* DATASET EXCERPT:
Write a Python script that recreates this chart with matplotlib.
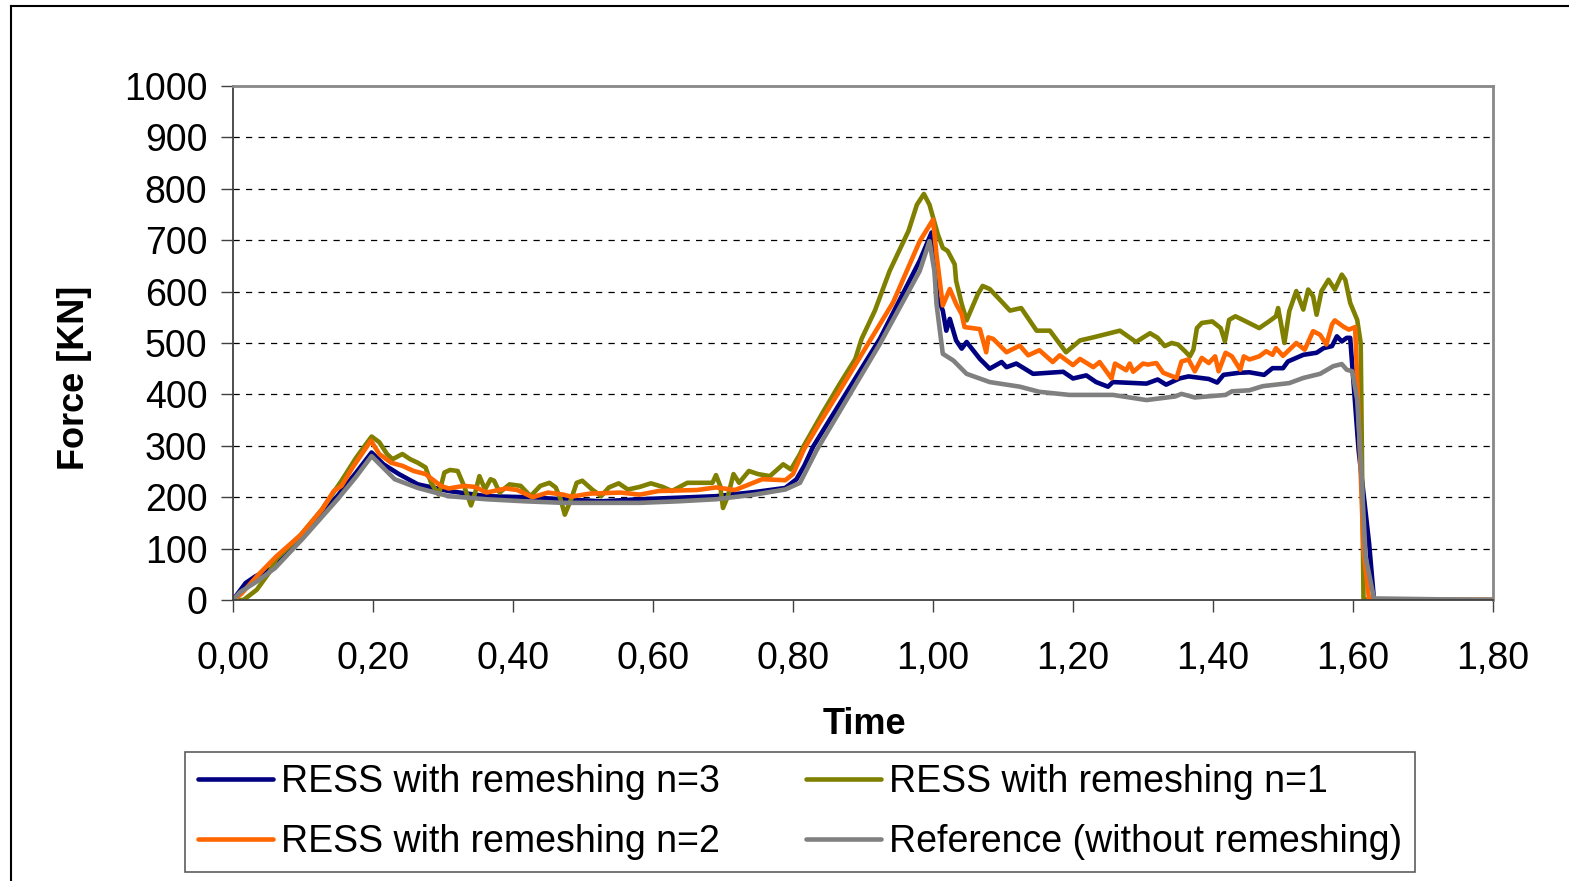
import numpy as np
import matplotlib
matplotlib.use("Agg")
import matplotlib.pyplot as plt
from matplotlib.lines import Line2D

plt.rcParams['font.family'] = ['Liberation Sans', 'DejaVu Sans']

# (time, force) pairs
ress_n3 = [(0.000, 0), (0.018, 33), (0.032, 46), (0.056, 62), (0.078, 91), (0.100, 124),
           (0.127, 170), (0.149, 202), (0.176, 248), (0.198, 287), (0.215, 264), (0.237, 245),
           (0.264, 225), (0.308, 212), (0.362, 202), (0.417, 200), (0.472, 196), (0.526, 192),
           (0.581, 196), (0.636, 199), (0.690, 202), (0.745, 210), (0.789, 218), (0.805, 235),
           (0.816, 261), (0.829, 299), (0.924, 508), (0.981, 660), (0.998, 715), (1.006, 590),
           (1.014, 563), (1.019, 524), (1.024, 547), (1.033, 505), (1.041, 489), (1.048, 502),
           (1.067, 469), (1.081, 450), (1.098, 463), (1.105, 453), (1.119, 460), (1.143, 440),
           (1.186, 444), (1.200, 431), (1.219, 437), (1.233, 424), (1.250, 415), (1.257, 424),
           (1.305, 421), (1.321, 429), (1.333, 419), (1.352, 431), (1.365, 435), (1.394, 430),
           (1.406, 423), (1.415, 438), (1.437, 442), (1.452, 443), (1.473, 438), (1.485, 451),
           (1.500, 451), (1.507, 464), (1.529, 477), (1.548, 481), (1.558, 490), (1.570, 494),
           (1.577, 513), (1.584, 503), (1.591, 510), (1.596, 510), (1.599, 455), (1.608, 292),
           (1.623, 110), (1.630, 0), (1.800, 0)]

ress_n1 = [(0.000, 0), (0.015, 0), (0.034, 20), (0.051, 52), (0.062, 80), (0.097, 127),
           (0.127, 176), (0.155, 232), (0.176, 277), (0.198, 318), (0.209, 307), (0.220, 284),
           (0.228, 274), (0.242, 284), (0.253, 274), (0.264, 267), (0.275, 258), (0.283, 228),
           (0.294, 205), (0.302, 248), (0.310, 253), (0.321, 251), (0.330, 222), (0.340, 184),
           (0.346, 209), (0.352, 241), (0.360, 215), (0.368, 235), (0.373, 232), (0.381, 209),
           (0.395, 225), (0.411, 222), (0.425, 202), (0.439, 222), (0.452, 228), (0.461, 219),
           (0.468, 196), (0.474, 166), (0.483, 196), (0.491, 228), (0.499, 232), (0.513, 215),
           (0.526, 202), (0.537, 219), (0.551, 227), (0.564, 215), (0.581, 220), (0.597, 227),
           (0.614, 220), (0.627, 212), (0.649, 228), (0.685, 228), (0.690, 243), (0.696, 222),
           (0.700, 179), (0.707, 202), (0.715, 245), (0.723, 228), (0.737, 251), (0.750, 245),
           (0.767, 241), (0.786, 264), (0.797, 254), (0.810, 284), (0.815, 299), (0.843, 366),
           (0.867, 421), (0.889, 469), (0.898, 508), (0.917, 563), (0.938, 640), (0.965, 718),
           (0.977, 769), (0.987, 790), (0.995, 769), (1.007, 711), (1.014, 685), (1.021, 679),
           (1.031, 653), (1.033, 621), (1.041, 576), (1.048, 544), (1.064, 595), (1.071, 611),
           (1.081, 605), (1.095, 585), (1.110, 563), (1.126, 568), (1.148, 524), (1.167, 524),
           (1.190, 482), (1.210, 505), (1.229, 511), (1.267, 524), (1.290, 502), (1.310, 519),
           (1.321, 510), (1.331, 494), (1.341, 500), (1.350, 497), (1.360, 484), (1.367, 474),
           (1.372, 487), (1.377, 529), (1.384, 539), (1.399, 542), (1.411, 529), (1.417, 503),
           (1.423, 545), (1.432, 552), (1.447, 542), (1.466, 529), (1.480, 542), (1.490, 552),
           (1.493, 568), (1.497, 539), (1.502, 500), (1.509, 562), (1.519, 601), (1.529, 565),
           (1.536, 604), (1.543, 591), (1.548, 555), (1.555, 601), (1.565, 623), (1.574, 604),
           (1.584, 633), (1.589, 623), (1.596, 578), (1.606, 545), (1.611, 500), (1.615, 3),
           (1.620, 0), (1.800, 0)]

ress_n2 = [(0.000, 0), (0.012, 12), (0.034, 46), (0.062, 85), (0.097, 127), (0.127, 176),
           (0.144, 212), (0.155, 222), (0.171, 258), (0.197, 310), (0.209, 284), (0.226, 267),
           (0.242, 261), (0.258, 251), (0.275, 245), (0.297, 222), (0.308, 217), (0.330, 222),
           (0.346, 220), (0.362, 209), (0.390, 217), (0.406, 214), (0.428, 200), (0.450, 209),
           (0.472, 205), (0.483, 201), (0.510, 207), (0.554, 209), (0.581, 205), (0.608, 212),
           (0.663, 214), (0.690, 219), (0.717, 214), (0.734, 223), (0.756, 235), (0.789, 233),
           (0.800, 245), (0.816, 294), (0.837, 342), (0.867, 408), (0.943, 579), (0.981, 698),
           (1.000, 740), (1.005, 672), (1.014, 573), (1.024, 605), (1.033, 576), (1.041, 556),
           (1.045, 531), (1.067, 527), (1.076, 482), (1.079, 511), (1.086, 508), (1.105, 482),
           (1.124, 495), (1.136, 476), (1.152, 486), (1.171, 463), (1.181, 476), (1.200, 457),
           (1.210, 469), (1.229, 453), (1.238, 463), (1.255, 431), (1.260, 460), (1.276, 447),
           (1.281, 460), (1.286, 444), (1.300, 460), (1.307, 458), (1.319, 461), (1.329, 442),
           (1.348, 432), (1.355, 464), (1.365, 468), (1.374, 445), (1.384, 471), (1.394, 461),
           (1.403, 474), (1.408, 445), (1.418, 481), (1.427, 474), (1.439, 448), (1.444, 474),
           (1.452, 468), (1.466, 474), (1.476, 484), (1.485, 477), (1.490, 490), (1.500, 475),
           (1.519, 500), (1.531, 487), (1.543, 523), (1.553, 516), (1.562, 497), (1.570, 536),
           (1.574, 544), (1.586, 532), (1.594, 526), (1.603, 531), (1.608, 357), (1.615, 97),
           (1.623, 0), (1.800, 0)]

reference = [(0.000, 0), (0.010, 15), (0.034, 36), (0.060, 62), (0.100, 120), (0.150, 197),
             (0.176, 240), (0.198, 280), (0.231, 235), (0.264, 218), (0.308, 202), (0.362, 196),
             (0.417, 192), (0.472, 189), (0.526, 189), (0.581, 189), (0.636, 192), (0.690, 196),
             (0.745, 205), (0.789, 215), (0.810, 228), (0.834, 292), (0.924, 498), (0.981, 640),
             (0.995, 698), (1.002, 640), (1.005, 576), (1.014, 479), (1.029, 466), (1.048, 440),
             (1.081, 424), (1.124, 415), (1.152, 405), (1.195, 399), (1.257, 399), (1.305, 389),
             (1.346, 396), (1.355, 401), (1.374, 394), (1.418, 399), (1.427, 406), (1.452, 408),
             (1.471, 416), (1.509, 422), (1.529, 432), (1.553, 440), (1.572, 455), (1.584, 459),
             (1.591, 448), (1.599, 445), (1.606, 390), (1.611, 273), (1.618, 84), (1.630, 3),
             (1.800, 0)]

x_ticks = [0.0, 0.2, 0.4, 0.6, 0.8, 1.0, 1.2, 1.4, 1.6, 1.8]
y_ticks = list(range(0, 1001, 100))

W, H = 1569, 881
fig = plt.figure(figsize=(W / 100, H / 100), dpi=100)
ax = fig.add_axes([233 / W, 1 - 600 / H, (1493 - 233) / W, (600 - 86) / H])

# outer chart frame (only left/top edges fall inside the image)
fig.add_artist(Line2D([11 / W, 11 / W], [0, 1 - 6 / H], color='black', lw=1.5,
                      transform=fig.transFigure))
fig.add_artist(Line2D([11 / W, 1], [1 - 6 / H, 1 - 6 / H], color='black', lw=1.5,
                      transform=fig.transFigure))

series = [
    (ress_n3, '#000080', 'RESS with remeshing n=3'),
    (ress_n1, '#808000', 'RESS with remeshing n=1'),
    (ress_n2, '#FF6600', 'RESS with remeshing n=2'),
    (reference, '#808080', 'Reference (without remeshing)'),
]
lines = {}
for data, color, label in series:
    arr = np.array(data, dtype=float)
    ln, = ax.plot(arr[:, 0], arr[:, 1], color=color, lw=3.3, label=label,
                  solid_joinstyle='round', solid_capstyle='round')
    lines[label] = ln

ax.set_xlim(0, 1.8)
ax.set_ylim(0, 1000)
ax.set_xticks(x_ticks)
ax.set_xticklabels([f"{v:.2f}".replace('.', ',') for v in x_ticks])
ax.set_yticks(y_ticks)

for y in y_ticks[1:-1]:
    ax.axhline(y, color='black', lw=0.9, ls=(0, (5, 5)), zorder=0)

for side in ['left', 'bottom']:
    ax.spines[side].set_color('#404040')
    ax.spines[side].set_linewidth(1.3)
for side in ['top', 'right']:
    ax.spines[side].set_color('#888888')
    ax.spines[side].set_linewidth(2)

ax.tick_params(axis='both', direction='out', length=8.5, width=1, color='#404040',
               labelsize=27)
ax.tick_params(axis='y', pad=10)
ax.tick_params(axis='x', pad=21)

fig.text(864 / W, 1 - 724 / H, 'Time', ha='center', va='center', fontsize=26,
         fontweight='bold')
fig.text(75 / W, 1 - 378 / H, 'Force [KN]', ha='center', va='center', fontsize=26,
         fontweight='bold', rotation=90)

order = ['RESS with remeshing n=3', 'RESS with remeshing n=2',
         'RESS with remeshing n=1', 'Reference (without remeshing)']
leg = fig.legend([lines[k] for k in order], order, ncol=2, loc='center',
                 bbox_to_anchor=(800 / W, 1 - 812 / H), fontsize=27, frameon=True,
                 fancybox=False, edgecolor='#333333', handlelength=2.0,
                 handletextpad=0.22, columnspacing=2.3, labelspacing=0.62,
                 borderpad=0.33)
leg.get_frame().set_linewidth(1.2)

fig.savefig('out.png', dpi=100)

* BRIEF:
List every line above that holds the word "chart".

* THE ANSWER:
Write a Python script that recreates this chart with matplotlib.
# outer chart frame (only left/top edges fall inside the image)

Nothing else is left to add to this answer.